Rapid estimation of equilibrium water dew point of natural gas in TEG dehydration systems
Bahadori, A & Vuthaluru, HB 2009, 'Rapid estimation of equilibrium water dew point of natural gas in TEG dehydration systems', Journal of Natural Gas Science and Engineering, vol. 1, no. 3, pp. 68-71.
Published version available from:
Evaluation of a triethylene glycol (TEG) system involves first establishing the minimum triethylene glycol (TEG) concentration required to meet the outlet gas water dew point specification. In the present work, simple-to-use correlation, which is simpler than currently available models involving a large number of parameters, requiring more complicated and longer computations, has been developed for the rapid estimation of the water dew point of a natural gas stream in equilibrium with a TEG solution at various temperatures and TEG concentrations.
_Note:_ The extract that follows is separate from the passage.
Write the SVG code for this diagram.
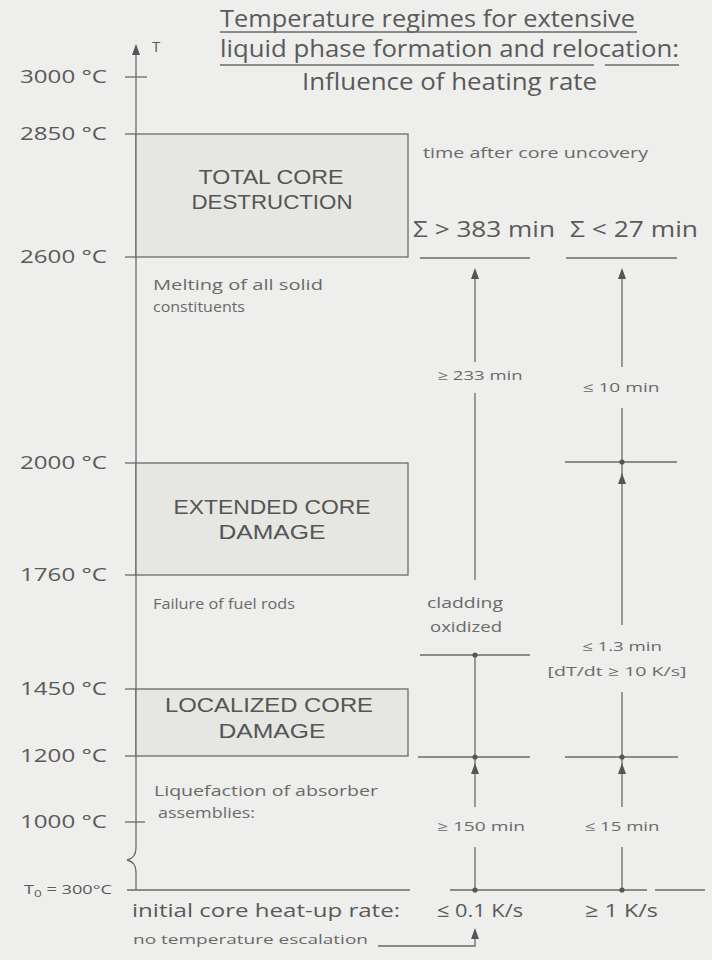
<svg xmlns="http://www.w3.org/2000/svg" width="712" height="960" viewBox="0 0 712 960">
<style>
.bg{fill:#eeeeec}
.ln{stroke:#6a6a6a;stroke-width:1.3;fill:none}
.box{fill:#e6e6e3;stroke:#6a6a6a;stroke-width:1.3}
text{font-family:"Open Sans","Noto Sans","Liberation Sans",sans-serif;fill:#5a5a5a}
.title{font-size:23px}
.ax{font-size:18px}
.big{font-family:"Liberation Sans",Arial,sans-serif;font-size:20px;text-anchor:middle;fill:#555}
.note{font-size:14px;fill:#6a6a6a}
.sm{font-size:13px;fill:#6a6a6a;text-anchor:middle}
.sig{font-size:21px;fill:#5a5a5a}
.bot{font-size:19px;fill:#5a5a5a}
.dot{fill:#555}
.ah{fill:#555}
</style>
<defs>
<path id="ah" class="ah" d="M0,0 L4,11 L-4,11 Z"/>
<circle id="dt" class="dot" r="2.6"/>
</defs>
<rect class="bg" x="0" y="0" width="712" height="960"/>

<g id="title">
<text class="title" x="220" y="27" textLength="415" lengthAdjust="spacingAndGlyphs">Temperature regimes for extensive</text>
<line class="ln" x1="220" y1="32" x2="637" y2="32"/>
<text class="title" x="220" y="57" textLength="459" lengthAdjust="spacingAndGlyphs">liquid phase formation and relocation:</text>
<line class="ln" x1="220" y1="65" x2="594" y2="65"/>
<line class="ln" x1="605" y1="65" x2="679" y2="65"/>
<text class="title" x="302" y="90" textLength="295" lengthAdjust="spacingAndGlyphs">Influence of heating rate</text>
</g>

<g id="axis">
<path class="ln" d="M136,50 V848 Q136,858 127,860 Q136,862 136,872 V890"/>
<use href="#ah" x="136" y="44"/>
<text class="ax" x="152" y="52" style="font-size:15px">T</text>
<line class="ln" x1="125" y1="77" x2="147" y2="77"/>
<line class="ln" x1="125" y1="822" x2="145" y2="822"/>
<text class="ax" x="20" y="83" textLength="87" lengthAdjust="spacingAndGlyphs">3000 °C</text>
<text class="ax" x="20" y="140" textLength="87" lengthAdjust="spacingAndGlyphs">2850 °C</text>
<text class="ax" x="20" y="263" textLength="87" lengthAdjust="spacingAndGlyphs">2600 °C</text>
<text class="ax" x="20" y="469" textLength="87" lengthAdjust="spacingAndGlyphs">2000 °C</text>
<text class="ax" x="20" y="581" textLength="87" lengthAdjust="spacingAndGlyphs">1760 °C</text>
<text class="ax" x="20" y="695" textLength="87" lengthAdjust="spacingAndGlyphs">1450 °C</text>
<text class="ax" x="20" y="762" textLength="87" lengthAdjust="spacingAndGlyphs">1200 °C</text>
<text class="ax" x="20" y="828" textLength="87" lengthAdjust="spacingAndGlyphs">1000 °C</text>
<text x="24" y="894" style="font-size:12px" textLength="88" lengthAdjust="spacingAndGlyphs">T<tspan dy="3" style="font-size:9px">0</tspan><tspan dy="-3"> = 300°C</tspan></text>
</g>

<g id="box-total">
<line class="ln" x1="125" y1="134" x2="136" y2="134"/>
<line class="ln" x1="125" y1="257" x2="136" y2="257"/>
<rect class="box" x="136" y="134" width="272" height="123"/>
<text class="big" x="271" y="184" textLength="145" lengthAdjust="spacingAndGlyphs">TOTAL CORE</text>
<text class="big" x="272" y="209" textLength="161" lengthAdjust="spacingAndGlyphs">DESTRUCTION</text>
</g>

<g id="box-extended">
<line class="ln" x1="125" y1="463" x2="136" y2="463"/>
<line class="ln" x1="125" y1="575" x2="136" y2="575"/>
<rect class="box" x="136" y="463" width="272" height="112"/>
<text class="big" x="272" y="514" textLength="197" lengthAdjust="spacingAndGlyphs">EXTENDED CORE</text>
<text class="big" x="272" y="539" textLength="107" lengthAdjust="spacingAndGlyphs">DAMAGE</text>
</g>

<g id="box-localized">
<line class="ln" x1="125" y1="689" x2="136" y2="689"/>
<line class="ln" x1="125" y1="756" x2="136" y2="756"/>
<rect class="box" x="136" y="689" width="272" height="67"/>
<text class="big" x="269" y="712" textLength="208" lengthAdjust="spacingAndGlyphs">LOCALIZED CORE</text>
<text class="big" x="272" y="738" textLength="107" lengthAdjust="spacingAndGlyphs">DAMAGE</text>
</g>

<g id="notes">
<text class="note" x="153" y="290" textLength="170" lengthAdjust="spacingAndGlyphs">Melting of all solid</text>
<text class="note" x="153" y="312" textLength="92" lengthAdjust="spacingAndGlyphs">constituents</text>
<text class="note" x="153" y="609" textLength="142" lengthAdjust="spacingAndGlyphs">Failure of fuel rods</text>
<text class="note" x="154" y="796" textLength="224" lengthAdjust="spacingAndGlyphs">Liquefaction of absorber</text>
<text class="note" x="158" y="818" textLength="97" lengthAdjust="spacingAndGlyphs">assemblies:</text>
<text class="note" x="423" y="158" textLength="225" lengthAdjust="spacingAndGlyphs">time after core uncovery</text>
</g>

<g id="column-slow">
<text class="sig" x="413" y="237" textLength="142" lengthAdjust="spacingAndGlyphs">Σ &gt; 383 min</text>
<line class="ln" x1="420" y1="258" x2="530" y2="258"/>
<text class="sm" x="480" y="380" textLength="85" lengthAdjust="spacingAndGlyphs">≥ 233 min</text>
<text class="sm" x="465" y="608" style="font-size:15px" textLength="76" lengthAdjust="spacingAndGlyphs">cladding</text>
<text class="sm" x="466" y="632" style="font-size:15px" textLength="72" lengthAdjust="spacingAndGlyphs">oxidized</text>
<line class="ln" x1="420" y1="655" x2="530" y2="655"/>
<line class="ln" x1="418" y1="757" x2="530" y2="757"/>
<text class="sm" x="481" y="831" textLength="88" lengthAdjust="spacingAndGlyphs">≥ 150 min</text>
</g>

<g id="column-fast">
<text class="sig" x="570" y="237" textLength="128" lengthAdjust="spacingAndGlyphs">Σ &lt; 27 min</text>
<line class="ln" x1="566" y1="258" x2="677" y2="258"/>
<text class="sm" x="621" y="392" textLength="77" lengthAdjust="spacingAndGlyphs">≤ 10 min</text>
<line class="ln" x1="565" y1="462" x2="677" y2="462"/>
<text class="sm" x="622" y="651" textLength="80" lengthAdjust="spacingAndGlyphs">≤ 1.3 min</text>
<text class="sm" x="617" y="676" textLength="139" lengthAdjust="spacingAndGlyphs">[dT/dt ≥ 10 K/s]</text>
<line class="ln" x1="565" y1="757" x2="678" y2="757"/>
<text class="sm" x="622" y="831" textLength="75" lengthAdjust="spacingAndGlyphs">≤ 15 min</text>
</g>

<g id="baseline">
<line class="ln" x1="127" y1="890" x2="410" y2="890"/>
<line class="ln" x1="450" y1="890" x2="647" y2="890"/>
<line class="ln" x1="655" y1="890" x2="705" y2="890"/>
<text class="bot" x="132" y="917" textLength="268" lengthAdjust="spacingAndGlyphs">initial core heat-up rate:</text>
<text class="bot" x="437" y="917" textLength="86" lengthAdjust="spacingAndGlyphs">≤ 0.1 K/s</text>
<text class="bot" x="585" y="917" textLength="73" lengthAdjust="spacingAndGlyphs">≥ 1 K/s</text>
<text class="note" x="133" y="944" style="font-size:13px" textLength="235" lengthAdjust="spacingAndGlyphs">no temperature escalation</text>
</g>

<g id="connectors">
<line class="ln" x1="475" y1="274" x2="475" y2="362"/>
<use href="#ah" x="475" y="268"/>
<line class="ln" x1="475" y1="393" x2="475" y2="580"/>
<line class="ln" x1="475" y1="655" x2="475" y2="807"/>
<use href="#ah" x="475" y="763"/>
<line class="ln" x1="475" y1="847" x2="475" y2="890"/>
<line class="ln" x1="622" y1="274" x2="622" y2="367"/>
<use href="#ah" x="622" y="268"/>
<line class="ln" x1="622" y1="408" x2="622" y2="625"/>
<use href="#ah" x="622" y="473"/>
<line class="ln" x1="622" y1="692" x2="622" y2="807"/>
<use href="#ah" x="622" y="763"/>
<line class="ln" x1="622" y1="847" x2="622" y2="890"/>
<path class="ln" d="M378,946 H475 V936"/>
<use href="#ah" x="475" y="928"/>
<use href="#dt" x="475" y="655"/>
<use href="#dt" x="475" y="757"/>
<use href="#dt" x="622" y="462"/>
<use href="#dt" x="622" y="757"/>
<use href="#dt" x="475" y="890"/>
<use href="#dt" x="622" y="890"/>
</g>
</svg>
This correlation can be used to estimate the required TEG concentration for a particular application or the theoretical dew point depression for a given TEG concentration and contactor temperature. Actual outlet dewpoints depend on the TEG circulation rate and number of equilibrium stages, but typical approaches to equilibrium are 6–11 °C. Equilibrium dewpoints are relatively insensitive to pressure and this correlation may be used up to 10 300 kPa (abs) with little error. The proposed correlation covers VLE data for TEG–water system for contactor temperatures between 10 °C and 80 °C and TEG concentrations ranging from 90.00 to 99.999 wt%. The average absolute deviation percent from the data reported in the literature is 0.5% which shows the excellent performance of proposed correlation. This simple-to-use correlation can be of immense practical value for the gas engineers to have a quick check on equilibrium water dew point of natural gas at various temperatures and TEG weight percents. In particular, personnel dealing with natural gas dehydration and processing would find the proposed approach to be user friendly involving no complex expressions with transparent calculations.